━━ Supplied records

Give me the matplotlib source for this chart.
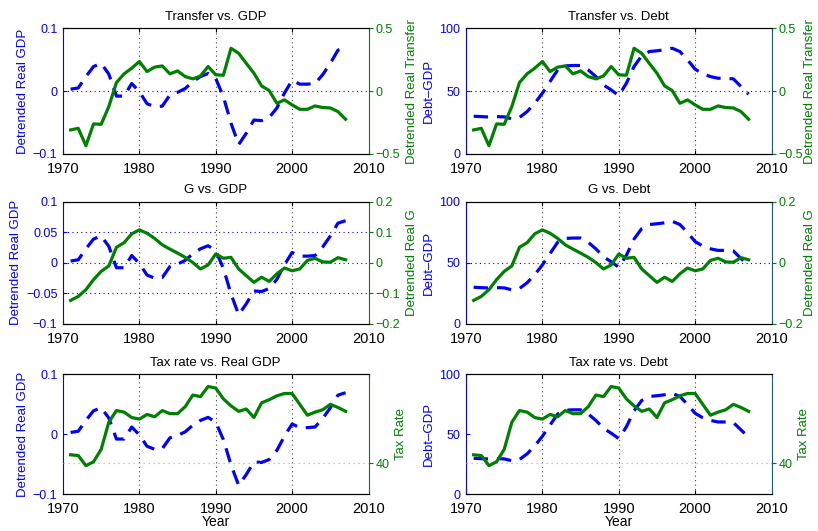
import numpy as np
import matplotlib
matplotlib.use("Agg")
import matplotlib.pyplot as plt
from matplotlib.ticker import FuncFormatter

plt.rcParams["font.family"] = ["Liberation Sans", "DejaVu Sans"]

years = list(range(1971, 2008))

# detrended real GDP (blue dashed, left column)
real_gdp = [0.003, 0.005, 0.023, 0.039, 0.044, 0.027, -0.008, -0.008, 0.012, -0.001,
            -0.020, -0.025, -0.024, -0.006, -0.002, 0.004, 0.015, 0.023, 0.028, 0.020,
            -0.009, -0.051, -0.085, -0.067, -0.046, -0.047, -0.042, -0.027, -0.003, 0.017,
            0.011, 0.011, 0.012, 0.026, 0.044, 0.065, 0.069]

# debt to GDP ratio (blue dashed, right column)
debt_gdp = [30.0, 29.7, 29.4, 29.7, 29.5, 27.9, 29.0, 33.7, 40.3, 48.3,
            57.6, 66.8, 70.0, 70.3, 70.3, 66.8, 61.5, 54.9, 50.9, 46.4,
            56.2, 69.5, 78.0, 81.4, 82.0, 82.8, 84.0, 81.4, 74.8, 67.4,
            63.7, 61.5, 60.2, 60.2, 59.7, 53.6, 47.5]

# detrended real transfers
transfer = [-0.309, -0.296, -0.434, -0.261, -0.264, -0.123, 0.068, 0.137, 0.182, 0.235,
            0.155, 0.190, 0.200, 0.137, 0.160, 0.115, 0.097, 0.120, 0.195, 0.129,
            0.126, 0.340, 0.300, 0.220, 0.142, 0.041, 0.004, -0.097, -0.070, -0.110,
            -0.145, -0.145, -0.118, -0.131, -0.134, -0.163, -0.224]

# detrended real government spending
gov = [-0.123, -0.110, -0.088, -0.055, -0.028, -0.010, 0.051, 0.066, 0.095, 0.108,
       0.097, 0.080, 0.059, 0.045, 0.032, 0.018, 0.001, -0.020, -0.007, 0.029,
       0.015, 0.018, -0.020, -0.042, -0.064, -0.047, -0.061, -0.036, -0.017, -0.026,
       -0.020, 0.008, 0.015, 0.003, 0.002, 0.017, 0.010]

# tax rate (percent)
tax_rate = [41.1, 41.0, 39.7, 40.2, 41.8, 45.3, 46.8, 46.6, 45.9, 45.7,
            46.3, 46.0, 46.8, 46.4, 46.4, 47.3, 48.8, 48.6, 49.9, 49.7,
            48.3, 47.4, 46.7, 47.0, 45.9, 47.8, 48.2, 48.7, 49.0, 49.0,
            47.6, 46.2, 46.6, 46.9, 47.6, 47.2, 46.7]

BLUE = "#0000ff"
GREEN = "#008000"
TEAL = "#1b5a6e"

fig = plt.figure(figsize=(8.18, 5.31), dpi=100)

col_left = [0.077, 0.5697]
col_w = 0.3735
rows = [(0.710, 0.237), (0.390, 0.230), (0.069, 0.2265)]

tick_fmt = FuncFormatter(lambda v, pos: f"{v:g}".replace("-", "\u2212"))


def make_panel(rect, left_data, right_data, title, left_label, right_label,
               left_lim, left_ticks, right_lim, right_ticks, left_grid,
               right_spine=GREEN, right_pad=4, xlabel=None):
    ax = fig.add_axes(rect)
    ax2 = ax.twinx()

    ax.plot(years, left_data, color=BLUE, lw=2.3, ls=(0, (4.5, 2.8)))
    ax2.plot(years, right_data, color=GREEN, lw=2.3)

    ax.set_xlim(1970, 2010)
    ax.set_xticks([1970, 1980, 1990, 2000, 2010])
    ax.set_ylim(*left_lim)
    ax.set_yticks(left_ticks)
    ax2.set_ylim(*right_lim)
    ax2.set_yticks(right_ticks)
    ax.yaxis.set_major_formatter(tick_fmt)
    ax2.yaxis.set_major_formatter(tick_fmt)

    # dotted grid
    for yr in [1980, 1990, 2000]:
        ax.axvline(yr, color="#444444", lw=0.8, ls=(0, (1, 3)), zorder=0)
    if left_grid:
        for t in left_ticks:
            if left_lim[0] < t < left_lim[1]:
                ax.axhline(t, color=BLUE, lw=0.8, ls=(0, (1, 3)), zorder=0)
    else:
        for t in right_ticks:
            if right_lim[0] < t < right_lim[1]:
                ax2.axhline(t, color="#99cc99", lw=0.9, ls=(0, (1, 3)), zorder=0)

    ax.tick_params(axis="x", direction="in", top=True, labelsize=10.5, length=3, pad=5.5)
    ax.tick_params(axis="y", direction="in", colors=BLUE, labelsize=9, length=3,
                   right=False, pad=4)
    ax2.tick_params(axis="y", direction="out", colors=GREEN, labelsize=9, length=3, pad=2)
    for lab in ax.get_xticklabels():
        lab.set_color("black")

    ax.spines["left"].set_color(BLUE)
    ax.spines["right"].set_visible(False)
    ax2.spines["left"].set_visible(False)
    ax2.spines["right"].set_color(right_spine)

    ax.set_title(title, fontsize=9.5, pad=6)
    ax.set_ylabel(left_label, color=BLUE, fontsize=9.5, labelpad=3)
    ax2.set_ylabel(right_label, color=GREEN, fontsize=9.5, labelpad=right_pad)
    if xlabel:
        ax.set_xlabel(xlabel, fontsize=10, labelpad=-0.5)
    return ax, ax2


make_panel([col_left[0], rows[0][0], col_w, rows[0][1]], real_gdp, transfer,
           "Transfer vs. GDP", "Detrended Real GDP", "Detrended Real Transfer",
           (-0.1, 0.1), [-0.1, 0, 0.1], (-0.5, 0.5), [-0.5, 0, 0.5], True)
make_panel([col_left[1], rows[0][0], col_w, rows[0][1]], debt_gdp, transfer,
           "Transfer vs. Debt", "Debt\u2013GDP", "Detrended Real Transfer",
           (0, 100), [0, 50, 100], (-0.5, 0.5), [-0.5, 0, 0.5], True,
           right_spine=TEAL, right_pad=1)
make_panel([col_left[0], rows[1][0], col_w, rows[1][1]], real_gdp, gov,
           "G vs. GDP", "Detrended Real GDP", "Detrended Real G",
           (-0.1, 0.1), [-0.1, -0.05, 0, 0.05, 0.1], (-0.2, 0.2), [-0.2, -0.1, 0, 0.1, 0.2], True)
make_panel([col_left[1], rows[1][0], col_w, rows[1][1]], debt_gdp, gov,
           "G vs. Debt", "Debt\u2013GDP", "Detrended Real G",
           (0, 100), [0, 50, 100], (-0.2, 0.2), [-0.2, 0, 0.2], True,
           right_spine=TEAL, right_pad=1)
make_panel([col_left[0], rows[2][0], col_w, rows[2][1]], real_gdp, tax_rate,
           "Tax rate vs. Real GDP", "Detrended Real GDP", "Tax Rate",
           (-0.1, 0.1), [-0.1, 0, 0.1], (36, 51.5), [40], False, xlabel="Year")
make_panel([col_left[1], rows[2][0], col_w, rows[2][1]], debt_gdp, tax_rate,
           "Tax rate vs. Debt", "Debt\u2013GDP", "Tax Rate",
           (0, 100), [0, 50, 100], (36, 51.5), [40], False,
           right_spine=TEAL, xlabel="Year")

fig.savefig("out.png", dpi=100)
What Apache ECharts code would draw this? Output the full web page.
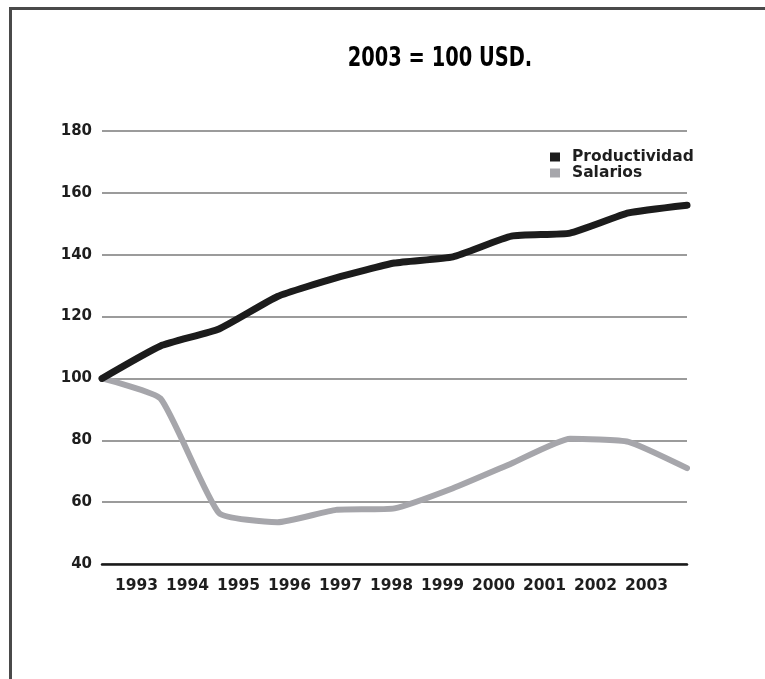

━━━━

Set problem -
Leave out the pictures and repeat the lines from the start of the material through the line with "years = list(range(1971, 2008))", inclusive.

Answer below -
Give me the matplotlib source for this chart.
import numpy as np
import matplotlib
matplotlib.use("Agg")
import matplotlib.pyplot as plt
from matplotlib.ticker import FuncFormatter

plt.rcParams["font.family"] = ["Liberation Sans", "DejaVu Sans"]

years = list(range(1971, 2008))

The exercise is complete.